Turrell has refined the natural shape of the crater bowl and that allows viewers to immerse themselves in the perception of natural light and how it changes. Several chambers within the crater allow the measurement of time through the movement of planets and stars. Further, other spaces illustrate the subjective nature of the relationship we have to space, light, and time.

The beauty of time and space
While it was developed in conception and scale as a monument, Roden Crater is not a monument in any conventional sense. It does not commemorate achievements or document the presence of great historical moments, at least for human beings. However, the crater harnesses the drama of the celestial landscape, and awakens our subjective understanding of the universe. The crater is a monument that commemorates human perception, and it does so by getting rid of human achievement, cultural history, and except for the act of watching, people.

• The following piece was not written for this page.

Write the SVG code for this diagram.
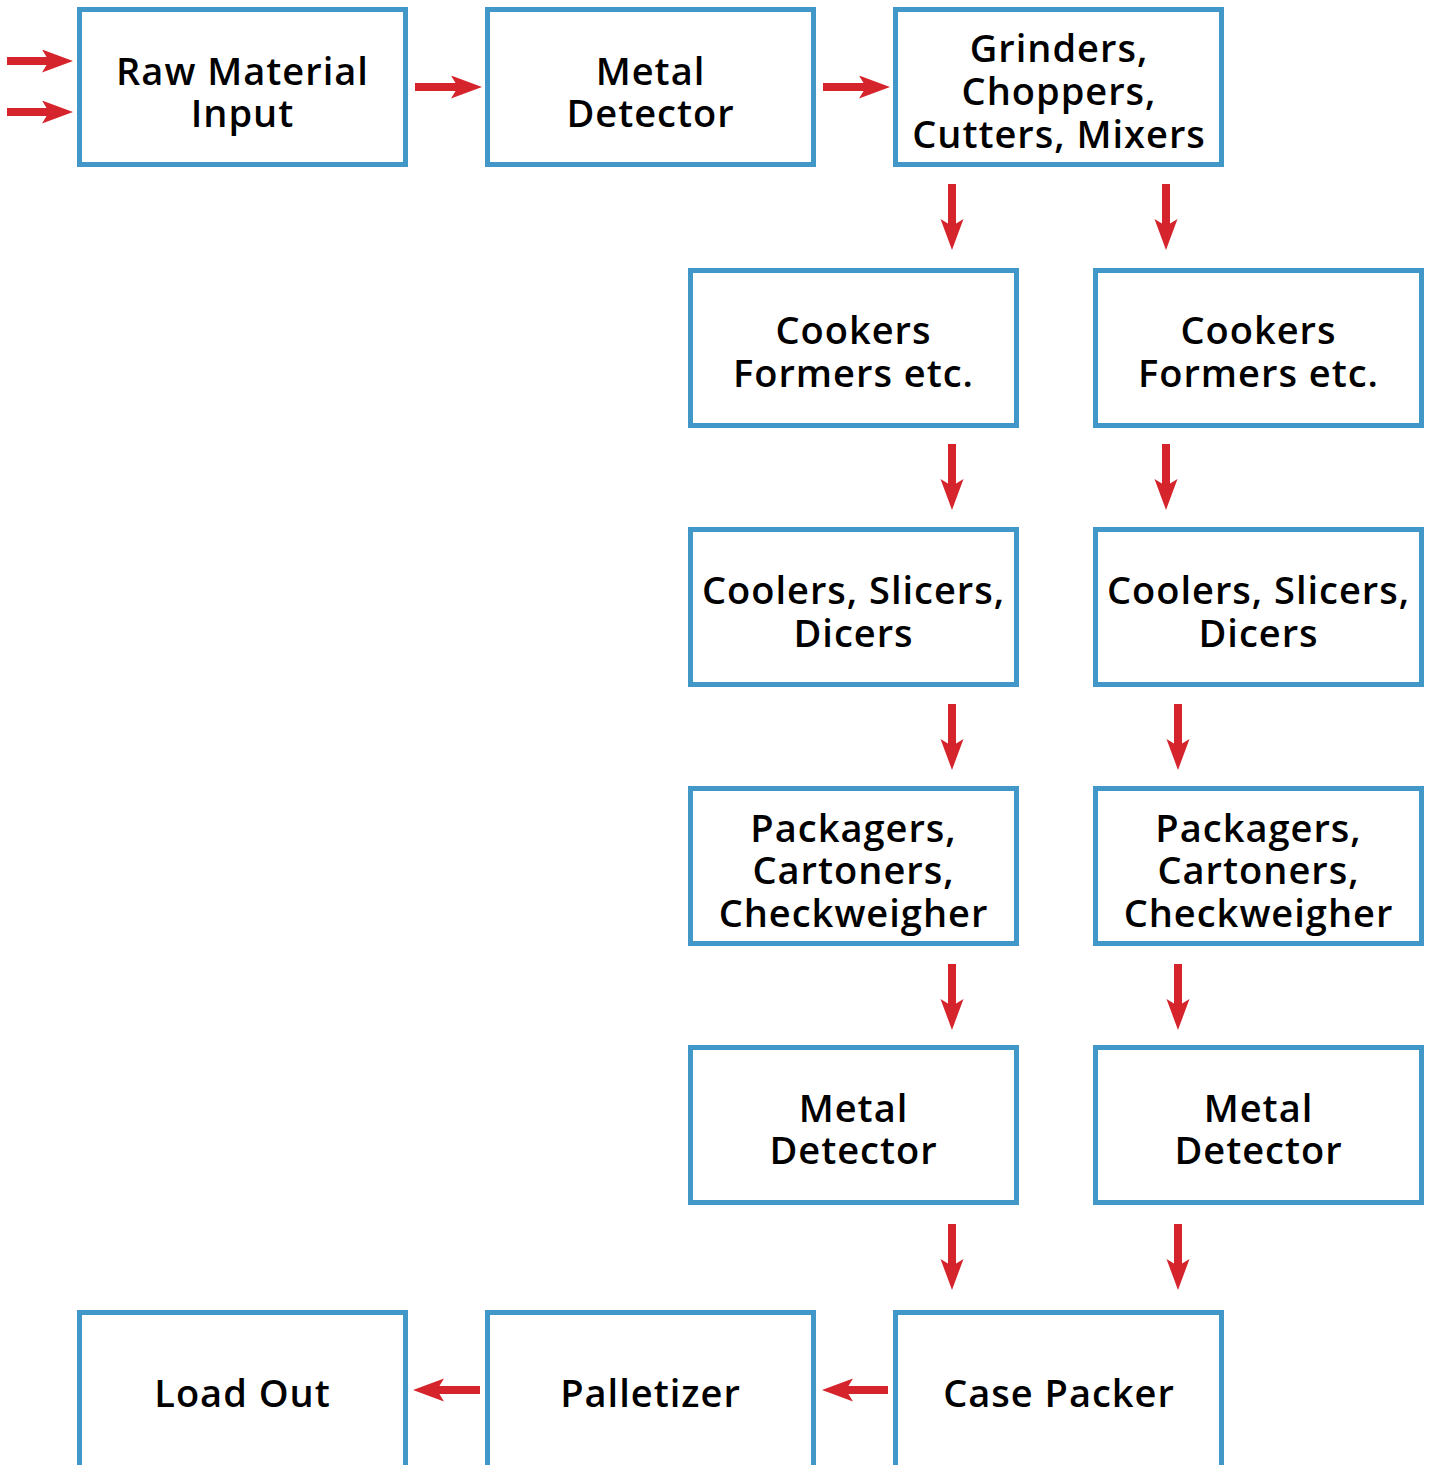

In 1974 Turrell began to think about a project that involves the use of light in a natural setting. His idea for Roden Crater is to extend his ability to manipulate light in the studio to the manipulation of light in the Western landscape. He was inspired by observatories that were used during ancient times (Maes Howe, New range, Old Sarum, Herodium, the pyramids of Giza, Mayan Pyramids, Macha Picchu, Pagan, Angkor Wat, and Borobudur) and the way these spaces focused on visual perception and a sense of the vastness of the world. Let us hope that Turrell basically unseen masterpiece will one day be open to everyone who wants to see and understand how small we are but how far our sight can go.